L’Oréal has undertaken an aggressive promotional program with True Match by offering a full line of testers in stores for each of the line’s 24 shades. They are divided into three groups — warm, neutral and cool — with eight shades in each. L’Oréal’s in-store displays provide women with a step-by-step guide that even asks whether they typically wear gold or silver jewelry to get them to their best shades. Some larger floor displays even contain a mirror.

Sources commented that since its introduction early this month, True Match is exceeding expectations.

Perhaps women are in the mood to experiment, since brand executives said Cover Girl’s TruBlend and Maybelline’s Wonder Finish are off to strong starts as well.

“With just three weeks worth of data in, Cover Girl TruBlend makeup is already Cover Girl’s fourth-biggest liquid makeup!” declared Anne Martin, vice president, global cosmetics marketing at Procter & Gamble. “Cover Girl will support the launch of TruBlend makeup with a national print and broadcast campaign beginning in February. Molly Sims and Kiara, along with our two brand-new Cover Girl models, Amelia Vega [Miss Universe] and supermodel Elsa Benitez, will be featured in the TruBlend ads.”

Elaine Sheng, marketing director, face, at Maybelline, said since Wonder Finish launched in September, it has become the brand’s number-one foundation. “We do expect it to become a pillar brand for us,” she said. To further stimulate trial, Maybelline is offering high-value coupons to entice shoppers. Sheng describes the foundation as a “one-step wonder. It goes from liquid to powder in an instant.” Before applying, consumers are told to give the bottle a little shake to remix the contents.

Kevin Kells, vice president of marketing for Almay, said that what makes Clear Complexion Blemish Healing Makeup different is that it’s “about enhancing her beauty, not about shade-matching.” He added that the category’s “biggest unmet need is breakouts. We’ve been finding that in covering up sometimes they are actually hurting the skin.

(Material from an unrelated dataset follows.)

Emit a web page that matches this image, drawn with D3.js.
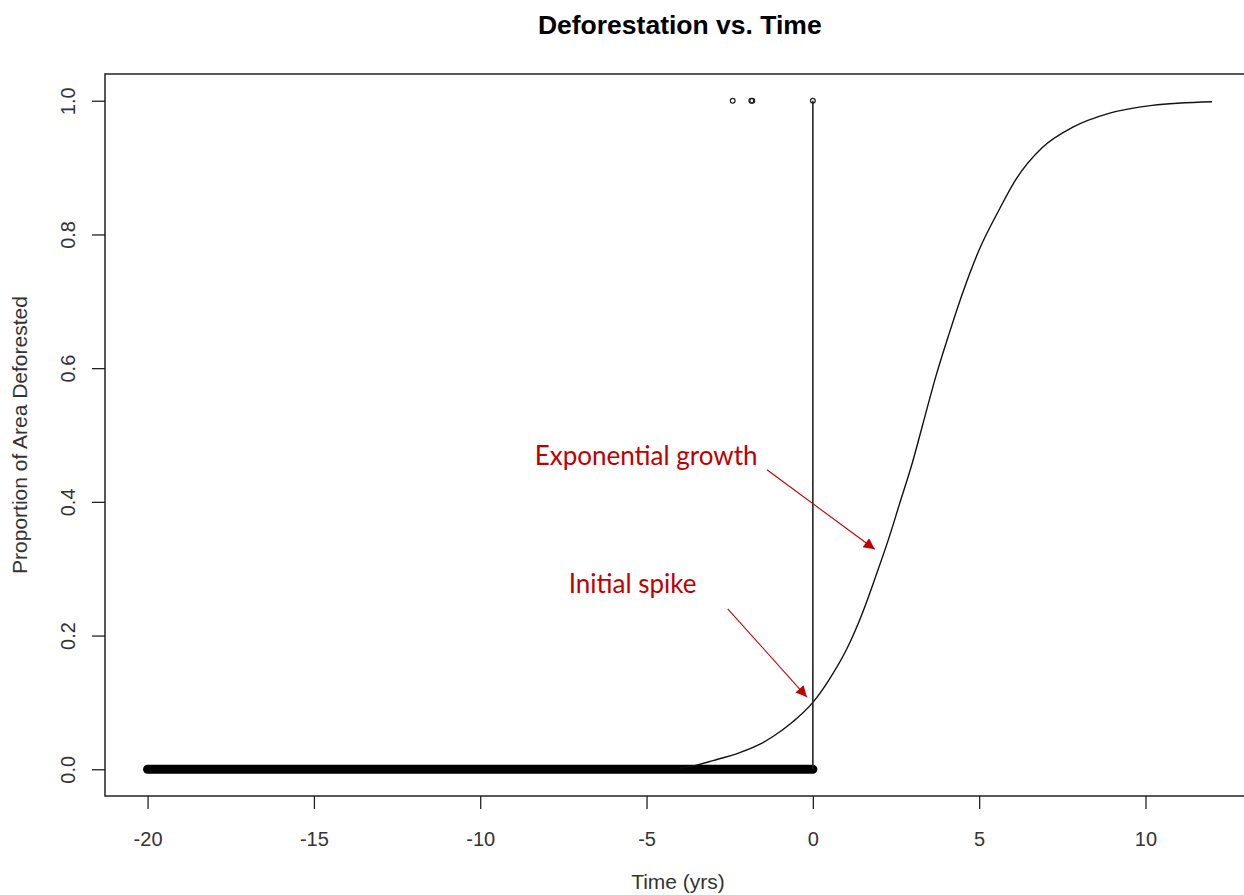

This is great because [Almay’s new launch] heals and soothes and gives a flawless look.”

Almay Clear Complexion Blemish Healing Makeup is formulated with salicylic acid, botanicals such as aloe and chamomile, floral extracts to reduce redness and inflammation and “micro sponges” to absorb oil and diminish the appearance of shine.

Television ads will feature a new spokesmodel for the brand and are scheduled to debut the second week of March. “The campaign is different than anything we’ve done and has an emotional appeal,” said Kells.

Sonia Kashuk remarked that, while she is not introducing a new foundation now, “we are definitely looking at that for the future to meet the diversity of women’s needs.” The line’s existing foundation, she said, “is comfortable and flexible — you can keep it sheer or build it up, and it can be retouched.”

Kashuk said, “I just think everyone is trying to gain in the foundation business. There is a belief that if people believe in your foundation, they will believe in your products.”

With all the product news, “and with everybody advertising,” said Grayson, “it will build traffic and create excitement around makeup. Once you build traffic, sales go up. It goes hand in hand.”

Grayson said despite a majority of brands coming out with news at the same time, it is not necessarily a sign of copycatting.

“They just see what the trends are and that makeup sales are sluggish or flat and they just know what they have to do,” she said. “It is just good marketing.”

With all the competition, it’s nearly impossible for every item to be a big winner. Some retailers have put their money on L’Oréal and Cover Girl. “Cover Girl owns the market and L’Oréal has the superior product — always. I think those two will come out on top,” said Sally Yanke, cosmetics buyer at Medic Drug.